#### Set exercise
Using the listing below, set down each line from the line containing "Emit a component" through the line containing "The picture is", both ends included, exactly and with nothing added.

#### Stored rows
________
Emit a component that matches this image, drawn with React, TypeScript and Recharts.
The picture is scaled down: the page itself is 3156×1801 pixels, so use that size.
________
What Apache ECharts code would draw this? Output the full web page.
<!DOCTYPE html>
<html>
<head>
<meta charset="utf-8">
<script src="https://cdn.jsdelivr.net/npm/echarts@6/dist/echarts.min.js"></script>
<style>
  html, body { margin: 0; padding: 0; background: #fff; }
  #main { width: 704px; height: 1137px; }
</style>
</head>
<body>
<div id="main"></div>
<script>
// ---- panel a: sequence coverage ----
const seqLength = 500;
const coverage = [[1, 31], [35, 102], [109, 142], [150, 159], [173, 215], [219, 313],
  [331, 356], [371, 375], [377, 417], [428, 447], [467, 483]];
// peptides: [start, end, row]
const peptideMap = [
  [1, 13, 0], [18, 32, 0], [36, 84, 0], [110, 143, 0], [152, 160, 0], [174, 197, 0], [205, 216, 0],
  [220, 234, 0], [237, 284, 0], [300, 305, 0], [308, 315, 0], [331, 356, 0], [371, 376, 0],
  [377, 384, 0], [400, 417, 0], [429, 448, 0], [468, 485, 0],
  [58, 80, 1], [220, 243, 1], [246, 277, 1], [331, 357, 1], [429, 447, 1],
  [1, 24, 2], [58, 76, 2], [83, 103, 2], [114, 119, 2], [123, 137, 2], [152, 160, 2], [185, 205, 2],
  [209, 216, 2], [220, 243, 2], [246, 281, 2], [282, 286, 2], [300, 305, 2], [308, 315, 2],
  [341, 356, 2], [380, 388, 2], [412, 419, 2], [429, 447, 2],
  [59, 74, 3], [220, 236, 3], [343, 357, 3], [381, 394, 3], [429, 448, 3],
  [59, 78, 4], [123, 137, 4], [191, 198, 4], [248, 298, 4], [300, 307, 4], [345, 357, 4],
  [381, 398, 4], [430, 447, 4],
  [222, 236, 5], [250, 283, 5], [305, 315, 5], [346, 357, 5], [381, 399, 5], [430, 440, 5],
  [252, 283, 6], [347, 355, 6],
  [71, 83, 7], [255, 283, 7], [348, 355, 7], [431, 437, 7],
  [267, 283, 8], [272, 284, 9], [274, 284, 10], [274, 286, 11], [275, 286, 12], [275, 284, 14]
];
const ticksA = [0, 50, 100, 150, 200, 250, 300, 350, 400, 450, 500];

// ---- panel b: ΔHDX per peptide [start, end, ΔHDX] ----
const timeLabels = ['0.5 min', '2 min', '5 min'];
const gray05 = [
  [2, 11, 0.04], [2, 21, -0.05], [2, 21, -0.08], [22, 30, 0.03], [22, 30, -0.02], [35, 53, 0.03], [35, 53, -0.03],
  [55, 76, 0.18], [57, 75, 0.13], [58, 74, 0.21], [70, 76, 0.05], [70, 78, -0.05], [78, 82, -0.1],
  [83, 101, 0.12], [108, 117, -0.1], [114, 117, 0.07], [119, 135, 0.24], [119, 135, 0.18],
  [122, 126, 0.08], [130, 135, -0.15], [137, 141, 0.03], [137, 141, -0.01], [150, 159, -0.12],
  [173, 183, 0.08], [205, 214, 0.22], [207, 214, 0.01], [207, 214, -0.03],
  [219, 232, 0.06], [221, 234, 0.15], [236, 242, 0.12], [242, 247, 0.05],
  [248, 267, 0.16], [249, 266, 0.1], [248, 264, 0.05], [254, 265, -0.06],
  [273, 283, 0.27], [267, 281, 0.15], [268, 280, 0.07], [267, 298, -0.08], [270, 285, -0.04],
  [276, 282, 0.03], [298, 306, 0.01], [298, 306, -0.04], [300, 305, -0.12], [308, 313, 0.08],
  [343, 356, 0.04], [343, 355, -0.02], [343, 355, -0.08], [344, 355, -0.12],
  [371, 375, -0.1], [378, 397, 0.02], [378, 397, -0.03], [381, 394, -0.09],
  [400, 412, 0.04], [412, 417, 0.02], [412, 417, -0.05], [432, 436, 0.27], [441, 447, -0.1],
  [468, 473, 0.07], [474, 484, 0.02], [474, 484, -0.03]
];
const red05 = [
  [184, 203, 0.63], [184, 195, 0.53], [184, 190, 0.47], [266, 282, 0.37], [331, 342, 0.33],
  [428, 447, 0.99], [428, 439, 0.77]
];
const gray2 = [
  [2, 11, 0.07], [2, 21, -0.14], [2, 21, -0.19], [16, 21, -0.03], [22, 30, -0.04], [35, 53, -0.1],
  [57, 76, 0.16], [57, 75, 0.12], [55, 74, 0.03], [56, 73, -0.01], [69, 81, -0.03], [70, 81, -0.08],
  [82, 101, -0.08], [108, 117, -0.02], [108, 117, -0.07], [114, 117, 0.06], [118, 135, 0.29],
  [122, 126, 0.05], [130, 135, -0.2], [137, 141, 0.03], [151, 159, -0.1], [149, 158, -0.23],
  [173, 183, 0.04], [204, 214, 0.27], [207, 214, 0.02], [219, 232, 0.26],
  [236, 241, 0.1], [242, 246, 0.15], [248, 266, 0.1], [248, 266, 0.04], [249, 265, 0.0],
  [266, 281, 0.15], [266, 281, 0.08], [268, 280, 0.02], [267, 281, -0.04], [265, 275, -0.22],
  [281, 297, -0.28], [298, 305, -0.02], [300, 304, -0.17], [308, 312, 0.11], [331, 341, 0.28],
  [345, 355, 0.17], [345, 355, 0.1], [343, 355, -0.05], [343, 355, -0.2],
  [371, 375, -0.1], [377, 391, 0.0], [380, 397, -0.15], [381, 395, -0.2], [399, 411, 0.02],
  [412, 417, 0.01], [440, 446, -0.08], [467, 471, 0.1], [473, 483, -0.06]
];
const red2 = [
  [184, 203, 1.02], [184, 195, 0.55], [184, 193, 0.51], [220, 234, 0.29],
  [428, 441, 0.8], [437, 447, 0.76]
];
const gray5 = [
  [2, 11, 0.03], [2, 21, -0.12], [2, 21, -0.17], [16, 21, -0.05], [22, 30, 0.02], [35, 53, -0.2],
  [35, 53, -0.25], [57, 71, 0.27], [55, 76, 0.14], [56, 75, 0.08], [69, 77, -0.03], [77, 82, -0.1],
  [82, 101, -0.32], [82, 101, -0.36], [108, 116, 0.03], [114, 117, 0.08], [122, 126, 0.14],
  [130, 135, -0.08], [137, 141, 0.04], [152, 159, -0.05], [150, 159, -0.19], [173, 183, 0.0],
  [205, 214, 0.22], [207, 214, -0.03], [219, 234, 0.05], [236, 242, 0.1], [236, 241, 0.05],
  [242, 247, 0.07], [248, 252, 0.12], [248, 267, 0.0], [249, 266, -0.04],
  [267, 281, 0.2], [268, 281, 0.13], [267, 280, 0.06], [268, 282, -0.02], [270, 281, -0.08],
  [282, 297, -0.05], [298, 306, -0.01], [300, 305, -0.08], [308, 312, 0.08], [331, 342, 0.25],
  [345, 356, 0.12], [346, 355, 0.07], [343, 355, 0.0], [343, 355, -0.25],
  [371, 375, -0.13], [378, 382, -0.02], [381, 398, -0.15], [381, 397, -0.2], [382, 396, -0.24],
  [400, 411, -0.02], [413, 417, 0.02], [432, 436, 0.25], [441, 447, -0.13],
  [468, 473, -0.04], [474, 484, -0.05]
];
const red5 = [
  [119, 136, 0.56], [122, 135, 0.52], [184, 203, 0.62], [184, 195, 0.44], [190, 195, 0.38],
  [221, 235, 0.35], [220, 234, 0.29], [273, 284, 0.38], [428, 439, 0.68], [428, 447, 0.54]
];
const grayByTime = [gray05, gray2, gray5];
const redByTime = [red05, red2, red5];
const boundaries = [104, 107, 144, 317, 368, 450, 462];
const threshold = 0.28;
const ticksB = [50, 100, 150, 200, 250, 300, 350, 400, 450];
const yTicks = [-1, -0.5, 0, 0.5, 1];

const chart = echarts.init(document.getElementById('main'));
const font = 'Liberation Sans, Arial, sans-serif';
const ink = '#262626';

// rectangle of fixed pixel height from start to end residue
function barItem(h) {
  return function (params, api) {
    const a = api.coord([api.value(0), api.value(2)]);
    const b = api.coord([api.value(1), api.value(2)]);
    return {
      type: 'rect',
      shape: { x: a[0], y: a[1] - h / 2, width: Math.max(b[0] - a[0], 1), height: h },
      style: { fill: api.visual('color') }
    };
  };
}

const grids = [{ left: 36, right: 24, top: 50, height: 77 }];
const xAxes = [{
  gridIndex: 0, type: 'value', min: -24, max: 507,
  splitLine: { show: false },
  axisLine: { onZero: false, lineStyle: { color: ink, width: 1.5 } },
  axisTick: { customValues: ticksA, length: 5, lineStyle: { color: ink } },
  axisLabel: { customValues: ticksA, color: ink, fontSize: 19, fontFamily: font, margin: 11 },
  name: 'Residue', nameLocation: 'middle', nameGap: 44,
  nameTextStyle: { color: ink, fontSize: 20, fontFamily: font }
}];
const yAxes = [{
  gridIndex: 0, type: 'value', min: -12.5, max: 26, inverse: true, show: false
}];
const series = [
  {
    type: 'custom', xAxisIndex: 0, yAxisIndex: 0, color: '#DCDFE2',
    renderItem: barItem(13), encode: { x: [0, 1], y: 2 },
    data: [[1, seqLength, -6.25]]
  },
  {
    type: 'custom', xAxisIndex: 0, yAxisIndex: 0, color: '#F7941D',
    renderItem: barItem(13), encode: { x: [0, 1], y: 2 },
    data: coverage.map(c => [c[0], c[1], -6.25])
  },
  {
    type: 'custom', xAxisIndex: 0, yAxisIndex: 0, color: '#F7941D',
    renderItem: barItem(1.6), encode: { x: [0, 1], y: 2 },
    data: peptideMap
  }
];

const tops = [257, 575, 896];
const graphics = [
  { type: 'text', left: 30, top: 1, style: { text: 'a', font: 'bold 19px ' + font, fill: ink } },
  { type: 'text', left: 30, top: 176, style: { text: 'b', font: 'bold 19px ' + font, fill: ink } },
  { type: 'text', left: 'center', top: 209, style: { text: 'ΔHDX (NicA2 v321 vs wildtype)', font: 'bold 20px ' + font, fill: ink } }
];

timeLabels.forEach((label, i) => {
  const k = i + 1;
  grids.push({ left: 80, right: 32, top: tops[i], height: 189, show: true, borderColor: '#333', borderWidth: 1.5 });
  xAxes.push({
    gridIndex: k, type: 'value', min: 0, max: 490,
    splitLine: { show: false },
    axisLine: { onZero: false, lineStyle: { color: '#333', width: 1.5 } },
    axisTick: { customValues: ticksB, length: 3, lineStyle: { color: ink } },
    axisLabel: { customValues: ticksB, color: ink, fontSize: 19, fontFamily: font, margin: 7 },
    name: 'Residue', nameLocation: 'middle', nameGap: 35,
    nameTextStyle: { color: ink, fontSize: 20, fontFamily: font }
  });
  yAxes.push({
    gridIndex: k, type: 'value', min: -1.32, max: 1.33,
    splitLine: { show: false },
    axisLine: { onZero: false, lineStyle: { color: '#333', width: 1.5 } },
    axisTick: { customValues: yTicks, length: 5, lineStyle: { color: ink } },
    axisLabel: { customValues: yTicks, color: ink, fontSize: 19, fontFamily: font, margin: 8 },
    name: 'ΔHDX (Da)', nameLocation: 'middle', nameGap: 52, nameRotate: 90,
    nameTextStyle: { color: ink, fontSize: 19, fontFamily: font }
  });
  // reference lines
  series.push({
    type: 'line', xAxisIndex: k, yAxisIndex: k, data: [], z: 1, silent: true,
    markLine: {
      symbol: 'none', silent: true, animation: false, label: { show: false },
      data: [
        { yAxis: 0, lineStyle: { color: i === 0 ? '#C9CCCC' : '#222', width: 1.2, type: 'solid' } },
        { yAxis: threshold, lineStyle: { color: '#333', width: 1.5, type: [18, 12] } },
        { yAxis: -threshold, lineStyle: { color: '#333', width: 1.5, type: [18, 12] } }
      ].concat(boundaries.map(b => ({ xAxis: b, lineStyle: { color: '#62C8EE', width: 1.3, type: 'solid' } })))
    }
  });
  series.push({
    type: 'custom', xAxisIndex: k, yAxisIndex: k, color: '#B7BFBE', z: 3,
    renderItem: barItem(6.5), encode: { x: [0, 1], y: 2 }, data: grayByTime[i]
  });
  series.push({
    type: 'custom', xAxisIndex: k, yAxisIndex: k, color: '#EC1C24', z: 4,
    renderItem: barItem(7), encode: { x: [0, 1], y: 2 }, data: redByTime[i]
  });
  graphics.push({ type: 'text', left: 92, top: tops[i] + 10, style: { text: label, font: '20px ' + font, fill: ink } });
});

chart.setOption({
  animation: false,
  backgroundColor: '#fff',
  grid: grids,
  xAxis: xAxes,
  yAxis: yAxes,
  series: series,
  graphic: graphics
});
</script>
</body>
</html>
________
#### Exercise response
Emit a component that matches this image, drawn with React, TypeScript and Recharts.
The picture is scaled down: the page itself is 3156×1801 pixels, so use that size.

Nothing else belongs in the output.